Thurs 20 April (West Road Concert Hall, Cambridge) & Fri 21 April 2023 (Milton Court Concert Hall, London)

Bojan Čičić opens the baroque era’s musical jokebook for an evening of novelties, parodies and flights of fancy. Humanity is part of nature too – and never more so than when we’re transforming the world around us into music. For the composers like Biber, Schmelzer, Farina and Schedt, there was nothing that wasn’t musical: a fencing school, a busy street, a city belltower or the chaos and clamour of battle. You’ll hear them all in this flamboyant sonic extravaganza from six baroque masters letting their imaginations run off the leash.

Weds 10 May (West Road Concert Hall, Cambridge) & Thurs 11 May 2023 (Milton Court Concert Hall, London)

Laurence Cummings rediscovers the eternal truths (and very real delights) of Handel’s spectacular Italian oratorio, The Triumph of Time and Disillusionment. Still relatively unfamiliar in the English-speaking world, it’s an absolute knockout: flamboyant, expressive and containing some of Handel’s very greatest melodies. Emotions take on a startlingly human form, sung by some of the most charismatic vocalists on the current baroque scene, Sophie Junker, Anna Dennis, Reginald Mobley and Nick Pritchard.

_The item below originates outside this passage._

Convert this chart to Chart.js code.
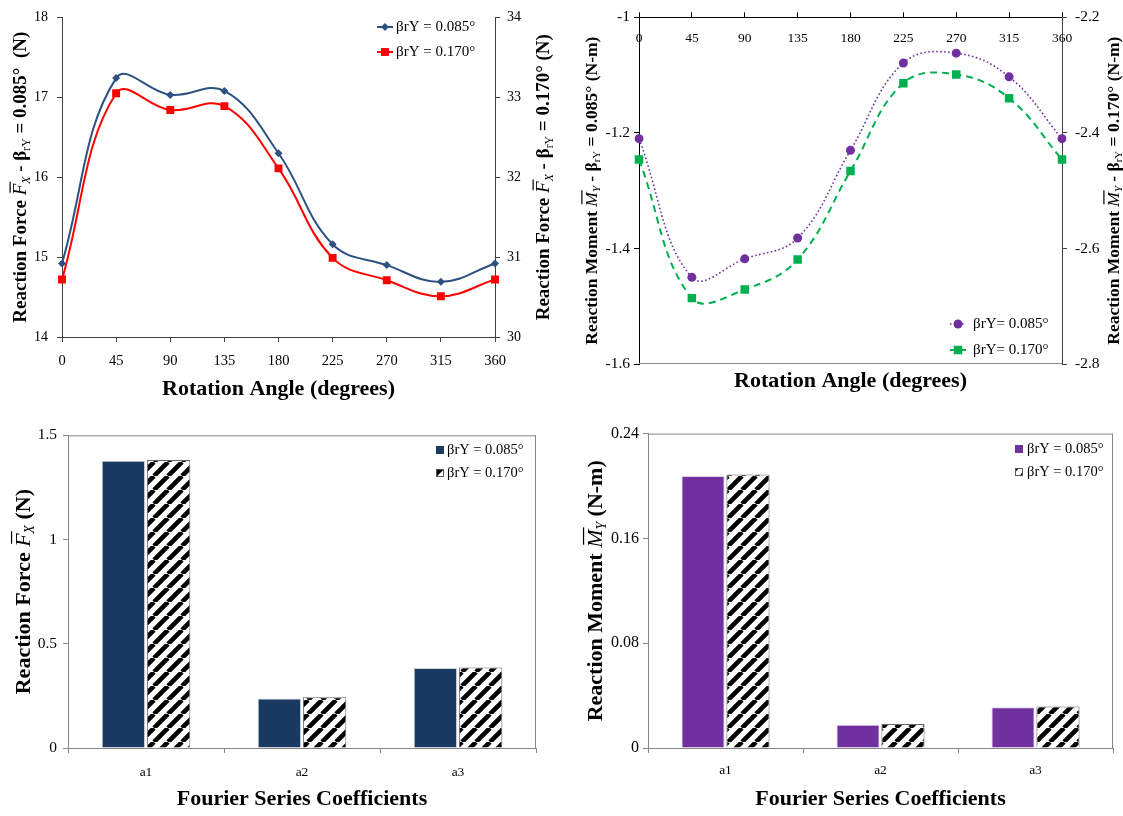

30 June 2023 (Barbican Hall, London)

For AAM’s season finale, Laurence Cummings takes the orchestra on a rare adventure into the nineteenth century: joining violinist Rachel Podger in the teenage Mendelssohn’s exuberant Violin Concerto, and relishing all the serenity and power and of Beethoven’s very personal hymn to nature, his Pastoral Symphony.